→ **THE PROBLEM**
Write the lines out exactly as they stand, from the one containing "Recreate this image" through the one containing "Chart.register(...registerables);", and only those. Omit pictures.

→ **ENTRIES PROVIDED**
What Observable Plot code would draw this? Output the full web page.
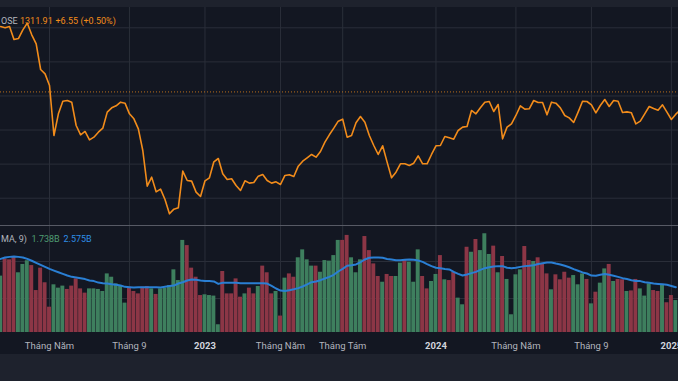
<!DOCTYPE html>
<html><head><meta charset="utf-8">
<script src="https://cdn.jsdelivr.net/npm/d3@7"></script>
<script src="https://cdn.jsdelivr.net/npm/@observablehq/plot@0.6"></script>
<style>
html,body{margin:0;padding:0;background:#131722;width:678px;height:381px;overflow:hidden;font-family:Roboto,"Noto Sans",sans-serif}
.band{background:#1e222d}
#sep{height:1px;background:#575a65}
svg{display:block}
</style></head><body>
<div class="band" style="height:7px"></div>
<div id="price"></div>
<div id="sep"></div>
<div id="vol"></div>
<div class="band" style="height:27px"></div>
<script>
// Weekly VN-Index closes, first week starting 2022-02-14
const firstWeek = "2022-02-14";
const closes = [1503.8,1499.9,1503.8,1465.7,1468.6,1494.0,1513.6,1479.4,1453.0,1377.7,
1364.9,1330.7,1184.0,1247.6,1284.7,1286.7,1281.8,1213.4,1186.0,1195.8,
1171.3,1179.1,1193.8,1205.5,1252.5,1265.2,1271.1,1281.8,1278.9,1247.6,
1232.9,1203.6,1140.0,1035.4,1061.8,1018.7,1026.6,996.2,954.2,967.9,
971.8,1079.4,1052.0,1050.0,1017.8,1005.0,1051.0,1059.8,1106.8,1116.5,
1071.5,1054.9,1056.9,1037.3,1022.7,1051.0,1044.2,1046.1,1064.7,1069.6,
1052.0,1044.2,1048.1,1040.2,1066.7,1068.6,1063.7,1094.0,1108.7,1118.5,
1128.3,1120.4,1137.1,1164.5,1186.0,1205.5,1226.1,1231.9,1179.1,1184.0,
1221.2,1239.8,1223.1,1184.0,1154.7,1128.3,1153.7,1105.8,1059.8,1076.4,
1100.9,1100.9,1096.0,1102.8,1124.4,1100.9,1100.9,1128.3,1153.7,1154.7,
1181.1,1177.2,1173.2,1198.7,1208.5,1210.4,1257.4,1247.6,1265.2,1281.8,
1283.8,1254.4,1275.0,1174.2,1208.5,1218.2,1242.7,1271.1,1261.3,1262.3,
1286.7,1280.8,1280.8,1244.7,1281.8,1278.9,1265.2,1242.7,1235.8,1222.2,
1252.5,1284.7,1283.8,1274.0,1250.5,1272.0,1289.6,1269.1,1286.7,1284.7,
1251.5,1253.4,1250.5,1218.2,1226.1,1247.6,1269.1,1263.2,1258.3,1274.0,
1252.5,1230.9,1246.6,1259.3];
// Weekly volume (billions)
const volumes = [3.21,4.14,4.09,4.23,3.39,3.84,4.04,3.78,2.43,3.64,
2.85,1.53,2.74,2.56,2.67,2.49,2.67,3.06,2.52,2.29,
2.52,2.52,2.49,2.38,3.33,3.15,2.79,2.65,1.75,2.61,
2.38,2.25,2.61,2.65,2.52,2.22,2.52,2.56,2.70,3.55,
2.97,5.14,4.86,3.64,3.15,2.16,2.20,2.16,2.13,0.58,
3.46,2.25,2.25,3.06,2.07,2.25,2.56,2.25,2.65,3.75,
3.39,2.25,2.38,1.05,3.10,3.33,3.15,4.20,4.63,4.09,
3.75,3.75,3.42,4.05,4.02,4.32,5.14,5.14,5.41,4.20,
3.39,4.09,5.35,4.59,3.87,3.19,2.88,3.30,3.19,3.19,
3.91,4.09,3.96,2.88,4.63,3.19,2.52,2.92,3.30,4.32,
3.01,2.97,3.42,2.02,1.66,4.77,4.50,5.19,4.59,5.50,
4.38,4.83,3.39,4.27,3.03,1.12,3.28,3.55,4.81,4.05,
4.00,4.20,3.84,3.33,2.47,3.28,3.01,3.42,3.10,3.24,
2.74,3.33,3.03,1.71,2.34,2.83,3.60,3.84,2.92,3.03,
3.01,2.38,2.41,3.03,2.52,2.13,2.79,2.43,2.38,2.74,
1.77,2.16,1.89];
// 1 = up week (green), 0 = down week (red)
const volUp = [1,0,0,0,1,1,1,0,0,0, 0,0,1,1,1,0,0,0,0,0, 1,1,1,1,1,1,1,1,1,0,
0,0,0,0,1,0,1,1,1,1, 1,1,0,0,0,0,1,1,1,1, 0,0,0,0,0,1,0,0,1,0,
0,0,1,0,1,0,0,1,1,1, 1,0,1,1,1,1,1,0,0,1, 1,1,0,0,0,0,1,0,0,1,
1,0,1,1,1,0,0,1,1,0, 1,0,0,1,1,0,1,0,1,1, 1,0,1,0,1,1,1,1,0,0,
1,0,0,0,1,0,0,0,0,1, 1,1,0,1,0,1,1,0,1,0, 0,1,0,0,1,1,1,0,0,1, 0,0,1];
// Volume MA(9) (billions)
const volMA = [4.14,4.22,4.25,4.27,4.25,4.22,4.14,4.04,3.93,3.82,
3.71,3.60,3.51,3.42,3.33,3.24,3.17,3.14,3.10,3.05,
2.97,2.94,2.86,2.83,2.81,2.77,2.74,2.70,2.63,2.61,
2.59,2.61,2.61,2.61,2.61,2.61,2.59,2.63,2.67,2.70,
2.81,2.88,2.97,3.03,3.01,2.97,2.94,2.94,2.92,2.79,
2.85,2.85,2.85,2.85,2.83,2.83,2.83,2.83,2.83,2.83,
2.81,2.68,2.54,2.43,2.40,2.45,2.50,2.56,2.65,2.76,
2.88,2.92,2.99,3.08,3.17,3.28,3.46,3.60,3.77,3.80,
3.84,3.96,4.11,4.20,4.22,4.22,4.20,4.14,4.11,4.07,
4.07,4.09,4.11,4.09,4.05,3.98,3.86,3.75,3.66,3.64,
3.60,3.57,3.44,3.33,3.24,3.30,3.37,3.44,3.55,3.64,
3.69,3.73,3.75,3.75,3.66,3.64,3.66,3.71,3.75,3.77,
3.80,3.86,3.91,3.95,3.95,3.89,3.84,3.77,3.69,3.59,
3.50,3.41,3.35,3.24,3.23,3.28,3.32,3.28,3.23,3.17,
3.10,3.05,2.99,2.95,2.94,2.88,2.85,2.81,2.79,2.77,
2.74,2.68,2.61];
const priceTicks = [1000,1100,1200,1300,1400,1500];
const volTicks = [2,4];
const tickDates = ["2022-05-02","2022-09-05","2023-01-02","2023-05-01","2023-08-07","2024-01-01","2024-05-06","2024-09-02","2025-01-06"];
const tickLabels = ["Tháng Năm","Tháng 9","2023","Tháng Năm","Tháng Tám","2024","Tháng Năm","Tháng 9","2025"];
const tickIsYear = [0,0,1,0,0,1,0,0,1];
const lastPrice = 1311.91;
const legendPrice = ["OSE","1311.91","+6.55 (+0.50%)"];
const legendVol = ["MA, 9)","1.738B","2.575B"];

const C = {grid:"#2a2e39", orange:"#f28c1b", green:"#3e7f5e", red:"#8c3646", blue:"#2a7fd4", text:"#b2b5be", year:"#d1d4dc"};
const t0 = new Date(firstWeek + "T00:00Z");
const dateOf = i => d3.utcDay.offset(t0, 7 * i);
const rows = closes.map((c, i) => ({date: dateOf(i), close: c}));
const vrows = volumes.map((v, i) => ({date: dateOf(i), v, up: volUp[i], ma: volMA[i]}));
const ticks = tickDates.map((d, i) => ({date: new Date(d + "T00:00Z"), label: tickLabels[i], year: tickIsYear[i]}));
const xDomain = [new Date("2022-02-13T18:20Z"), new Date("2025-01-17T05:00Z")];
const font = "Roboto, 'Noto Sans', sans-serif";

const legend = (txt, dx, dy, fill) => Plot.text([txt], {frameAnchor: "top-left", text: d => d, dx, dy, textAnchor: "start", lineAnchor: "middle", fill, fontSize: 9});

const price = Plot.plot({
  width: 678, height: 218, margin: 0,
  style: {background: "transparent", fontFamily: font, fontSize: "9.5px"},
  x: {type: "utc", domain: xDomain, axis: null},
  y: {domain: [919.9, 1559.6], axis: null},
  marks: [
    Plot.ruleY(priceTicks, {stroke: C.grid, strokeWidth: 1}),
    Plot.ruleX(ticks, {x: "date", stroke: C.grid, strokeWidth: 1}),
    Plot.ruleY([lastPrice], {stroke: C.orange, strokeOpacity: 0.75, strokeDasharray: "1,2", strokeWidth: 1}),
    Plot.line(rows, {x: "date", y: "close", stroke: C.orange, strokeWidth: 1.6, clip: true}),
    legend(legendPrice[0], 0.5, 13.7, C.text),
    legend(legendPrice[1], 19.5, 13.7, C.orange),
    legend(legendPrice[2], 55, 13.7, C.orange)
  ]
});
document.getElementById("price").append(price);

const vol = Plot.plot({
  width: 678, height: 128, marginTop: 0, marginBottom: 22, marginLeft: 0, marginRight: 0,
  style: {background: "transparent", fontFamily: font, fontSize: "9.5px"},
  x: {type: "utc", domain: xDomain, axis: null},
  y: {domain: [0.162, 5.892], axis: null},
  marks: [
    Plot.ruleY(volTicks, {stroke: C.grid, strokeWidth: 1}),
    Plot.ruleX(ticks, {x: "date", stroke: C.grid, strokeWidth: 1}),
    Plot.rectY(vrows, {
      x1: d => d3.utcHour.offset(d.date, -84), x2: d => d3.utcHour.offset(d.date, 84),
      y1: 0, y2: "v", insetLeft: 0.25, insetRight: 0.25,
      fill: d => d.up ? C.green : C.red, clip: true
    }),
    Plot.line(vrows, {x: "date", y: "ma", stroke: C.blue, strokeWidth: 2, clip: true}),
    legend(legendVol[0], 0.5, 13, C.text),
    legend(legendVol[1], 31, 13, "#4f9d72"),
    legend(legendVol[2], 63, 13, "#2e8ee6"),
    Plot.text(ticks.filter(d => !d.year), {x: "date", text: "label", frameAnchor: "bottom", dy: 13.5, lineAnchor: "middle", fill: C.text}),
    Plot.text(ticks.filter(d => d.year), {x: "date", text: "label", frameAnchor: "bottom", dy: 13.5, lineAnchor: "middle", fill: C.year, fontWeight: "bold"})
  ]
});
document.getElementById("vol").append(vol);
</script></body></html>
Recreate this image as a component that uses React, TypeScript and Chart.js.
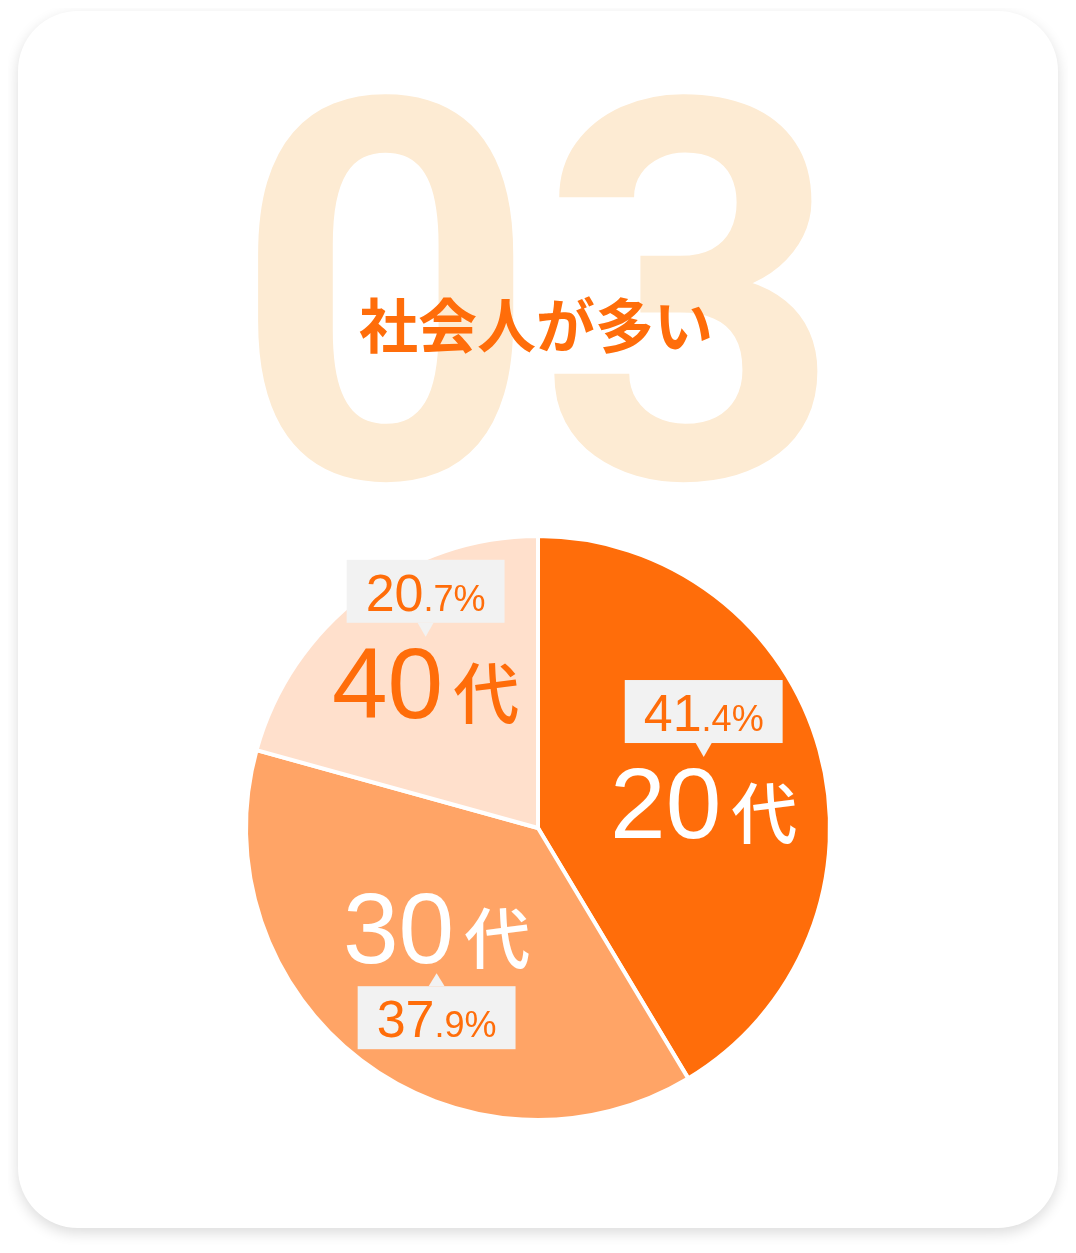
import { useEffect, useRef } from "react";
import { Chart, registerables, type Plugin } from "chart.js";

Chart.register(...registerables);

// data
const categories = ["20代", "30代", "40代"];
const shares = [41.4, 37.9, 20.7];
const sliceColors = ["#FF6D0A", "#FFA466", "#FFE0CC"];
const labelColors = ["#FFFFFF", "#FFFFFF", "#FF6D0A"];
const title = "社会人が多い";
const bigNumber = "03";

const ORANGE = "#FF6D0A";
const CARD_W = 1040;
const CARD_H = 1217;
const LATIN = "'Liberation Sans', Arial, sans-serif";
const CJK = "'Noto Sans CJK JP', sans-serif";

// callout placement relative to the slice mid point (tip of the pointer)
const callouts = [
  { dx: 25, dy: -32, boxAbove: true },
  { dx: -13, dy: 29, boxAbove: false },
  { dx: -24, dy: -75, boxAbove: true },
];

const backdrop: Plugin<"pie"> = {
  id: "backdrop",
  beforeDatasetsDraw(chart) {
    const ctx = chart.ctx;
    const cx = chart.width / 2;
    ctx.save();
    ctx.fillStyle = "#FDEBD3";
    ctx.font = "700 531px Roboto, sans-serif";
    ctx.textAlign = "center";
    ctx.textBaseline = "alphabetic";
    ctx.fillText(bigNumber, cx, 466);

    // title, char by char
    ctx.font = `700 59px ${CJK}`;
    ctx.fillStyle = ORANGE;
    ctx.textAlign = "left";
    const chars = [...title];
    const gap = 0;
    const widths = chars.map((c) => ctx.measureText(c).width);
    const total = widths.reduce((a, b) => a + b, 0) + gap * (chars.length - 1);
    let x = cx - total / 2 - 2;
    chars.forEach((c, i) => {
      ctx.fillText(c, x, 337);
      x += widths[i] + gap;
    });
    ctx.restore();
  },
};

const calloutPlugin: Plugin<"pie"> = {
  id: "callouts",
  afterDatasetsDraw(chart) {
    const ctx = chart.ctx;
    const arcs = chart.getDatasetMeta(0).data;
    ctx.save();
    ctx.textBaseline = "alphabetic";
    ctx.textAlign = "left";
    arcs.forEach((arc, i) => {
      const mid = arc.tooltipPosition(false);
      const c = callouts[i];
      const tipX = mid.x + c.dx;
      const tipY = mid.y + c.dy;

      const [whole, frac] = shares[i].toFixed(1).split(".");
      const tail = "." + frac + "%";
      ctx.font = `52px ${LATIN}`;
      const w1 = ctx.measureText(whole).width;
      ctx.font = `36px ${LATIN}`;
      const w2 = ctx.measureText(tail).width;

      const boxW = w1 + w2 + 38;
      const boxH = 63;
      const boxX = tipX - boxW / 2;
      const boxY = c.boxAbove ? tipY - 14 - boxH : tipY + 13;
      ctx.fillStyle = "#F2F2F2";
      ctx.fillRect(boxX, boxY, boxW, boxH);
      const baseY = c.boxAbove ? boxY + boxH : boxY;
      ctx.beginPath();
      ctx.moveTo(tipX - 8, baseY);
      ctx.lineTo(tipX + 8, baseY);
      ctx.lineTo(tipX, tipY);
      ctx.closePath();
      ctx.fill();

      // percentage
      ctx.fillStyle = ORANGE;
      let x = tipX - (w1 + w2) / 2;
      const pctBase = boxY + 51;
      ctx.font = `52px ${LATIN}`;
      ctx.fillText(whole, x, pctBase);
      x += w1;
      ctx.font = `36px ${LATIN}`;
      ctx.fillText(tail, x, pctBase);

      // age label
      const num = categories[i].replace("代", "");
      const suffix = "代";
      ctx.font = `100px ${LATIN}`;
      const n1 = ctx.measureText(num).width;
      ctx.font = `500 66px ${CJK}`;
      const n2 = ctx.measureText(suffix).width;
      const spacing = 10;
      const labelBase = c.boxAbove ? tipY + 81 : tipY - 10;
      let lx = tipX - (n1 + spacing + n2) / 2;
      ctx.fillStyle = labelColors[i];
      ctx.font = `100px ${LATIN}`;
      ctx.fillText(num, lx, labelBase);
      lx += n1 + spacing;
      ctx.font = `500 66px ${CJK}`;
      ctx.fillText(suffix, lx, labelBase);
    });
    ctx.restore();
  },
};

export default function App() {
  const canvasRef = useRef<HTMLCanvasElement | null>(null);
  const chartRef = useRef<Chart<"pie"> | null>(null);

  useEffect(() => {
    if (!canvasRef.current) return;
    chartRef.current?.destroy();
    chartRef.current = new Chart(canvasRef.current, {
      type: "pie",
      data: {
        labels: categories,
        datasets: [
          {
            data: shares,
            backgroundColor: sliceColors,
            borderColor: "#FFFFFF",
            borderWidth: 4,
          },
        ],
      },
      options: {
        responsive: false,
        animation: false,
        events: [],
        radius: 292,
        layout: { padding: { top: 517, bottom: 100, left: 0, right: 0 } },
        plugins: {
          legend: { display: false },
          tooltip: { enabled: false },
        },
      },
      plugins: [backdrop, calloutPlugin],
    });
    return () => {
      chartRef.current?.destroy();
      chartRef.current = null;
    };
  }, []);

  return (
    <div style={{ position: "relative", height: 1237 }}>
      <div
        style={{
          position: "absolute",
          left: 10,
          top: 3,
          width: CARD_W,
          height: CARD_H,
          background: "#FFFFFF",
          borderRadius: 60,
          boxShadow: "0 5px 14px rgba(0,0,0,0.14)",
          overflow: "hidden",
        }}
      >
        <canvas
          ref={canvasRef}
          width={CARD_W}
          height={CARD_H}
          style={{ display: "block" }}
        />
      </div>
    </div>
  );
}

→ **EXPECTED ANSWER**
Recreate this image as a component that uses React, TypeScript and Chart.js.
import { useEffect, useRef } from "react";
import { Chart, registerables, type Plugin } from "chart.js";

Chart.register(...registerables);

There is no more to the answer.